Media coverage spun each “silver lining” into good or ill tidings. Fox News chose the former with the headline “In a Bad Economy Couples Love the One They're With -- And That's a Good Thing,” while the Examiner went with “Recession saves marriage, curbs Valentine's Day cheating” (Is Valentine’s Day really the day to cheat on your partner?). Heralding the oncoming storm was The Huffington Post’s seo-optimized headline “Recession Divorce Rates: Marital Unions Unraveling As Economy Bounces Back?” and NPR’sFor Some Couples, Economic Indicators Say Split.” Still, all agreed on the fundamental data and what it meant: divorce rates went down during the recession but are rising as the nation experiences economic recovery; straightened times, it appears, provide fiduciary incentives for fidelity.

But to this marriage of data and interpretation we should admit some impediments. First, missing from the report is a clearly established set of dates over which the “The Great Recession” is defined. The lack of a clear time period brings into question the causal relationship between the recession and the report’s overall rates of financial and marital stressors such as unemployment or reduced pay, and anxiety over bill-paying (is bill-paying ever stress free?). Both stressors were claimed by about one third of respondents.

But more significantly, while the report claims to have a “nationally representative population,” it only interviewed married people. This does more than just remove the snap from a headline like The Examiner’s. It removes all credibility from statements like “29 percent of Americans believe the most recent recession deepened their commitment to marriage,” and “thirty eight percent of couples who were considering divorce or separation have now put off those plans due to the recession.” For these claims to be true, they have to account for ALL couples who were married at the beginning of the recession. Where is the measure of Americans who got divorced as a result of, or even in spite of, the recession?

One may also question whether staying married is a “silver lining” for those who would, if financially better off, have gotten divorced. If marriage at all costs is a social good, then yes; but this trivializes the reasons why marriages fail or succeed.

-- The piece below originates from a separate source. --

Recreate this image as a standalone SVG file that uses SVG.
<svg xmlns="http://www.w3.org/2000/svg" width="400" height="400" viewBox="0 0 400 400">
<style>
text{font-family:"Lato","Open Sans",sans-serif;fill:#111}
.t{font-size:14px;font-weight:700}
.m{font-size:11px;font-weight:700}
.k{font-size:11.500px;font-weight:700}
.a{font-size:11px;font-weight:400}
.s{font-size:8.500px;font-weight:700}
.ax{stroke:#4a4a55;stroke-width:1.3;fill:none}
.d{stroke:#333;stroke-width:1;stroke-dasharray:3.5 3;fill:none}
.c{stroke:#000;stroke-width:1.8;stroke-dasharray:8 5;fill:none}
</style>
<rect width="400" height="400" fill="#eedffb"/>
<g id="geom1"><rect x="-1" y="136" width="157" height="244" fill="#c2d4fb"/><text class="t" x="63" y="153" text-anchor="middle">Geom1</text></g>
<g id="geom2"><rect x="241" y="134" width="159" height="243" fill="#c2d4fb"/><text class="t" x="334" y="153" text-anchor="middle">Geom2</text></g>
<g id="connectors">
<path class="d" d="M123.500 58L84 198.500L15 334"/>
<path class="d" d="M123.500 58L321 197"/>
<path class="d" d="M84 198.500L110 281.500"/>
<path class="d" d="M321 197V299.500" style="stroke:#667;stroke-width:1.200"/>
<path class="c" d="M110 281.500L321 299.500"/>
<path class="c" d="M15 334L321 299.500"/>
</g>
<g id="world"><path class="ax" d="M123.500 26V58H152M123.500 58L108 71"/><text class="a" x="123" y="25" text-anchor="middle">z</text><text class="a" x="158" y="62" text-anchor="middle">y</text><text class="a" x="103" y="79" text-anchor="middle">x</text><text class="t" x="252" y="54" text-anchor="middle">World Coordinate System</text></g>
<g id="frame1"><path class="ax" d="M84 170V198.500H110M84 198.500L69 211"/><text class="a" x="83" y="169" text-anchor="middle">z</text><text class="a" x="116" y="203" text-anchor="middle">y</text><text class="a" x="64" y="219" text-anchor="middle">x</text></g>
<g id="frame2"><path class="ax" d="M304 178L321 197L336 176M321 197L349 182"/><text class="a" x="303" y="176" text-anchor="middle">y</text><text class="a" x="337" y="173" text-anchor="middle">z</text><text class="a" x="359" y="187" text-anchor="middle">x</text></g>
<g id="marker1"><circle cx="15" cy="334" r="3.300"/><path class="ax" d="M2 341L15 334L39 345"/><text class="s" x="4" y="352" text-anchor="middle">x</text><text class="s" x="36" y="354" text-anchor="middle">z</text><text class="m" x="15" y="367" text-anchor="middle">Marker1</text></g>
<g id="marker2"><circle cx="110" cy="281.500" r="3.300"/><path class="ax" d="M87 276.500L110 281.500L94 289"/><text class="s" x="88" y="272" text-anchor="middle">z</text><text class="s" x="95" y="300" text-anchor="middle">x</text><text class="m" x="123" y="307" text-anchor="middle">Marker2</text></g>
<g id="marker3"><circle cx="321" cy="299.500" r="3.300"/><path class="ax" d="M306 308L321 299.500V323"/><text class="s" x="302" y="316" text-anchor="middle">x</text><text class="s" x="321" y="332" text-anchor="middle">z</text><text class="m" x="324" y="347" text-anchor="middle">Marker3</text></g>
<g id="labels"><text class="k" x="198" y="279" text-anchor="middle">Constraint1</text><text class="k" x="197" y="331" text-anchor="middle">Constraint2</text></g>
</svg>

While the report uncovers some interesting social phenomena – what it points to is the need for deeper study. For instance, of the 38 percent of respondents who considered, but postponed, divorce, how many will remain married? And how will their decisions correlate with other social outcomes, such as the success of their children (if they had children)? Unfortunately, the correlations often cited as benefits for married people – the latest, according to the CDC (February, 2010), include living longer and have higher rates of insurance coverage –are far more complex than just measuring whether two people stay married or not.